People without immunity against COVID-19 are at a significantly lower risk of infection and hospitalisation as the number of family members with immunity from a previous infection or full vaccination increases, according to a nationwide study in Sweden.
The research, published in the journal JAMA Internal Medicine, found that there was a dose-response association between the number of immune individuals in each family and the risk of infection and hospitalisation in non-immune family members.
Non-immune family members had a 45 to 97 per cent lower risk of infection and hospitalisation, as the number of immune family members increased, the researchers said.
"The results strongly suggest that vaccination is important not only for individual protection, but also for reducing transmission, especially within families, which is a high-risk environment for transmission," said Peter Nordstrom, a professor at Umea University in Sweden.
The researchers noted that there is a vast body of research showing that vaccines strongly reduce the risk of COVID-19.
However, less is known about the influence of vaccination on transmission of the virus in high-risk environments, such as within families, they said.
The latest research is a nationwide, registry-based study of over 1.8 million individuals from more than 800,000 families.
The researchers combined registry data from the Public Health Agency of Sweden, the National Board of Health and Welfare, and from Statistics Sweden, which is the government agency that oversees statistical data.
They quantified the association between the number of family members with immunity against COVID-19 and the risk of infection and hospitalisation in non-immune individuals.
The study accounted for differences in age, socioeconomic status, clustering within families, and several diagnoses previously identified as risk factors for COVID-19 in the Swedish population.

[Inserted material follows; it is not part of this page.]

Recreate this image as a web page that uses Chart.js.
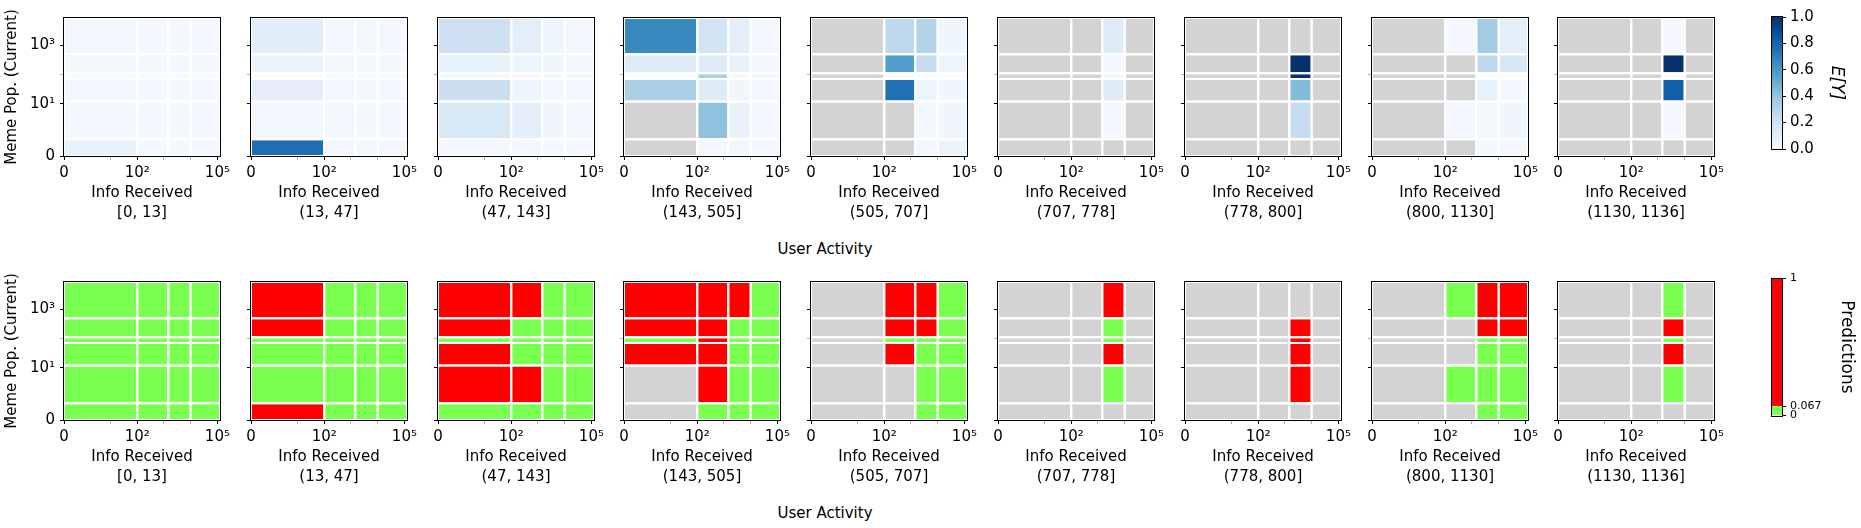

The researchers noted that it appears that vaccination helps not only to reduce the individual's risk of becoming infected, but also to lower transmission.
This "in turn minimises not only the risk that more people become critically il, but also that new problematic variants emerge and start to take over, said Marcel Ballin, doctoral student at Umea University.
"Consequently, ensuring that many people are vaccinated has implications on a local, national, and global scale," Ballin, co-author of the study, added.